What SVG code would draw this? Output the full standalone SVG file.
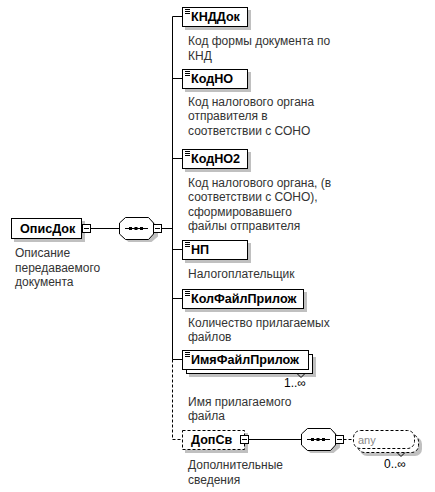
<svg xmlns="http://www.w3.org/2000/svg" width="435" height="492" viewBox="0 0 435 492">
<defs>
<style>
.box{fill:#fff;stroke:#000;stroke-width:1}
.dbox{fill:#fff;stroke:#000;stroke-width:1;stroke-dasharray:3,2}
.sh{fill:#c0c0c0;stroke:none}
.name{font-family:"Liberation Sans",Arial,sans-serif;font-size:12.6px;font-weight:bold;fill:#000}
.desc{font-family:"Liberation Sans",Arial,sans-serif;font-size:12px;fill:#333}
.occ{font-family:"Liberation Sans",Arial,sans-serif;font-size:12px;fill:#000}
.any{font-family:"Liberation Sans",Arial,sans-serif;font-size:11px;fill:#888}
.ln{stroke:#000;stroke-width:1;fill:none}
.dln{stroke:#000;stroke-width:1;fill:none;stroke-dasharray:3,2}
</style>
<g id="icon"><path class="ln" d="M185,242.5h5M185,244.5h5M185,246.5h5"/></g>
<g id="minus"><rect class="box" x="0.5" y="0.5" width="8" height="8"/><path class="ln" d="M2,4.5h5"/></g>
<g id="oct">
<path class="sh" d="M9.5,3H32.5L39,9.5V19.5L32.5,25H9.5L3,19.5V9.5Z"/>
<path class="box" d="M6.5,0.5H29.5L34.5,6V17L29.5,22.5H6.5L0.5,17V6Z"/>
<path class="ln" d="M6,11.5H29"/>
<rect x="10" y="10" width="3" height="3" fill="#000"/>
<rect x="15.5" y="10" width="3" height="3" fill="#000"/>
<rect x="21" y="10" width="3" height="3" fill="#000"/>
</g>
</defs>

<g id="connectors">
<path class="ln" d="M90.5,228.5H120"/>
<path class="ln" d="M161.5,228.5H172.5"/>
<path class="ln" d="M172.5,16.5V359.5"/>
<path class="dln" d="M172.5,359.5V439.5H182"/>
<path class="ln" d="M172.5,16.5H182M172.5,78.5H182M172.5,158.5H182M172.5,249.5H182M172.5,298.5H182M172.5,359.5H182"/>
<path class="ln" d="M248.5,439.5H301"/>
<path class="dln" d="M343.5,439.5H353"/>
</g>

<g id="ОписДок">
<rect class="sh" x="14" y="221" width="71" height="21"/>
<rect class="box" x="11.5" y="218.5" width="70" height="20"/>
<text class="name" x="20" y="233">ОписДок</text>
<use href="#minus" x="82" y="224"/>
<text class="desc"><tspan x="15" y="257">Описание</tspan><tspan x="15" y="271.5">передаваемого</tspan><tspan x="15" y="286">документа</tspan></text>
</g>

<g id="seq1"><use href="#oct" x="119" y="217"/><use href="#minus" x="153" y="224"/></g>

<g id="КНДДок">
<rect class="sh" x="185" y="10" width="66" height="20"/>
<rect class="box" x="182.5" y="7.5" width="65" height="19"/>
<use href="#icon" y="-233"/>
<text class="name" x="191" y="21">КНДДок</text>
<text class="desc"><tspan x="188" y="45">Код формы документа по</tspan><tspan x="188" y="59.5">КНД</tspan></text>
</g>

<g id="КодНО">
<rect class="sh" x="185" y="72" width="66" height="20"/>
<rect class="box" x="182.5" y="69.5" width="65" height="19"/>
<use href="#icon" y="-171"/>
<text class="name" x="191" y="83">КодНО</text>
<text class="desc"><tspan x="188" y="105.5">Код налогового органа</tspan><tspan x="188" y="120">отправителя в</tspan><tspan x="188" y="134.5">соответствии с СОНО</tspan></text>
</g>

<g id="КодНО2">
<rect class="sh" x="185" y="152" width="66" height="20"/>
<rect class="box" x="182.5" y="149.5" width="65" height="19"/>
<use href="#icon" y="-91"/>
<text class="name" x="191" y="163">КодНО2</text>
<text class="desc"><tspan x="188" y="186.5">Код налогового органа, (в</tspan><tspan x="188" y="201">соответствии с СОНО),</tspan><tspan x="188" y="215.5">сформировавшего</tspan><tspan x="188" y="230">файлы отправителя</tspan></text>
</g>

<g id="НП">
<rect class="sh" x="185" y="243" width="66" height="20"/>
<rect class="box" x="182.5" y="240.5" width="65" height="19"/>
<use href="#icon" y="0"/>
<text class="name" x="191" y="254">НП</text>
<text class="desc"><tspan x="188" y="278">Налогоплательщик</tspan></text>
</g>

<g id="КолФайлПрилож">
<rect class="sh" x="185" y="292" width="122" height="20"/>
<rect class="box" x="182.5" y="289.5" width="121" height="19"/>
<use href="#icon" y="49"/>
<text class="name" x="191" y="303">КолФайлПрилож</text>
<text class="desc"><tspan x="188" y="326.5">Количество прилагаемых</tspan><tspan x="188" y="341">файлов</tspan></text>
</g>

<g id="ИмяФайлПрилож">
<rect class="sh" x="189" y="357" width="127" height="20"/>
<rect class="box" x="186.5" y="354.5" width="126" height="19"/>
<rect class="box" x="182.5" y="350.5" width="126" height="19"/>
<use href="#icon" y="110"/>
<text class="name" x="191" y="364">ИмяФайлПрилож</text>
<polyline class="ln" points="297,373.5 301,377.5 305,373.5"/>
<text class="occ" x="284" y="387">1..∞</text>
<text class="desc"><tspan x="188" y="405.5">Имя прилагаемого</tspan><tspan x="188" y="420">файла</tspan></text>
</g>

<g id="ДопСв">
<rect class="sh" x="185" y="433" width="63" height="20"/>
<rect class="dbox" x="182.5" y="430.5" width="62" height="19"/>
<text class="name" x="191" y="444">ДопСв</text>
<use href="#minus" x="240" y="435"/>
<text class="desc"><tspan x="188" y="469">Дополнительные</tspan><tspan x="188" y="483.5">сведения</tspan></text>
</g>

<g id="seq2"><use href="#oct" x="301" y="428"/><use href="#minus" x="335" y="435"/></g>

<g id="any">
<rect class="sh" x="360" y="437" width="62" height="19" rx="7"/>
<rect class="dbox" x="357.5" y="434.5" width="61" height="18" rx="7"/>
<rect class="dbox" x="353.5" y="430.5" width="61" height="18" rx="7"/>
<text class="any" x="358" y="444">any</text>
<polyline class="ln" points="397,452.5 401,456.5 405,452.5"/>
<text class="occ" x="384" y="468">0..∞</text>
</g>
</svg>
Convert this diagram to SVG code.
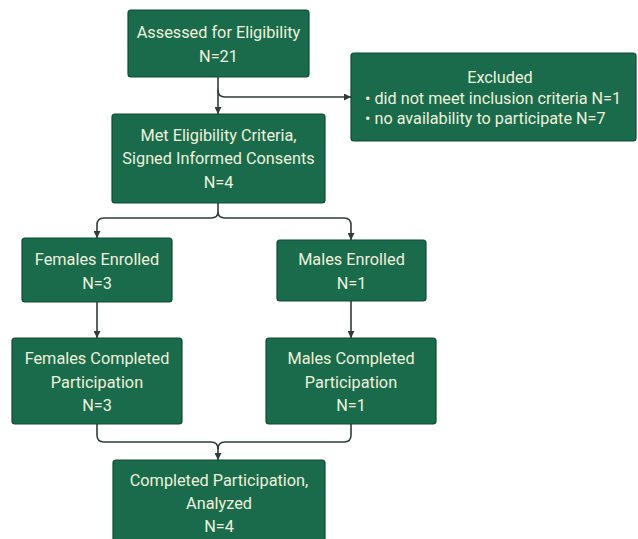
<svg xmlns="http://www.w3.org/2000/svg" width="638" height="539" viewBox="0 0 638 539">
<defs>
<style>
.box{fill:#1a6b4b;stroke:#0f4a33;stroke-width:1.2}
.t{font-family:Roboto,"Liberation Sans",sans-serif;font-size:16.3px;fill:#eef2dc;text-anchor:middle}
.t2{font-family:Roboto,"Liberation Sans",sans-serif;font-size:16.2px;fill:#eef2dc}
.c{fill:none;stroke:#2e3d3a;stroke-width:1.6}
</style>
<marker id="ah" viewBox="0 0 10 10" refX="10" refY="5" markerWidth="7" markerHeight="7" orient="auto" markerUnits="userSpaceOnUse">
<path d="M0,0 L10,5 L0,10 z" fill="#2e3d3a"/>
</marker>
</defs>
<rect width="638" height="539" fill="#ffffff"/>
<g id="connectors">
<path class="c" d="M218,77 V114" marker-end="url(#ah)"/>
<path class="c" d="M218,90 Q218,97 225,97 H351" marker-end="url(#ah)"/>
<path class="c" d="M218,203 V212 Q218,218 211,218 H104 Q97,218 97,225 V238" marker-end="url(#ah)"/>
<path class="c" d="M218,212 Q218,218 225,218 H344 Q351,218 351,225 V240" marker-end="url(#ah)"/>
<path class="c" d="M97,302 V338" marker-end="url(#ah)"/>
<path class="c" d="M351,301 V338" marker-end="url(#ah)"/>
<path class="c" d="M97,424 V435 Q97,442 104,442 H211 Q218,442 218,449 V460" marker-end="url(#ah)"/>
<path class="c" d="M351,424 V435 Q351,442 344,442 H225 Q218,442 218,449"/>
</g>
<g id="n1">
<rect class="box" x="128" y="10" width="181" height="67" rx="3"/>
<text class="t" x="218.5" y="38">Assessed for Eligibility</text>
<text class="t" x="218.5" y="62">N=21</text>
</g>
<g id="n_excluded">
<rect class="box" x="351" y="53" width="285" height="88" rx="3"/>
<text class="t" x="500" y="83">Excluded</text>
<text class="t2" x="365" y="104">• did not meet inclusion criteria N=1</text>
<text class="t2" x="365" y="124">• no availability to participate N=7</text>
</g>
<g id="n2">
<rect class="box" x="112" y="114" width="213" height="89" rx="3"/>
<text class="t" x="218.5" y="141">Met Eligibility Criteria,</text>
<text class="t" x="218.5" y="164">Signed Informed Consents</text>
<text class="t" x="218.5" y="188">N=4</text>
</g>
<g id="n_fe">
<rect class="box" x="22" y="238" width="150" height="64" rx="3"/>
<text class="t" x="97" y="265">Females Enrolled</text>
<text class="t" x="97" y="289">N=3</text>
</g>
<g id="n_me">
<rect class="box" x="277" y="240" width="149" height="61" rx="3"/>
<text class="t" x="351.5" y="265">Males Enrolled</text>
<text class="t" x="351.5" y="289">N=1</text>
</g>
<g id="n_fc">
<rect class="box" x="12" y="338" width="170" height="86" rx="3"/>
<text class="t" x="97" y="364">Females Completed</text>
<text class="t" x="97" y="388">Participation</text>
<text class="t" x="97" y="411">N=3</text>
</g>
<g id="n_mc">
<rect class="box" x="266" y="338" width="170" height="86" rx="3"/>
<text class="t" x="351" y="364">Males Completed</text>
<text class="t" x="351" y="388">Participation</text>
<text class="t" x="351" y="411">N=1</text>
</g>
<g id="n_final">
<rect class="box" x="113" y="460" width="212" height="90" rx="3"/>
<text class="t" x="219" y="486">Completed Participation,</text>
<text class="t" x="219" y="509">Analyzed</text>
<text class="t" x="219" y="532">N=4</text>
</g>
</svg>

══════

TASK TO COMPLETE: Write only the number of lines in the data above that include "code".

THE RESPONSE: 2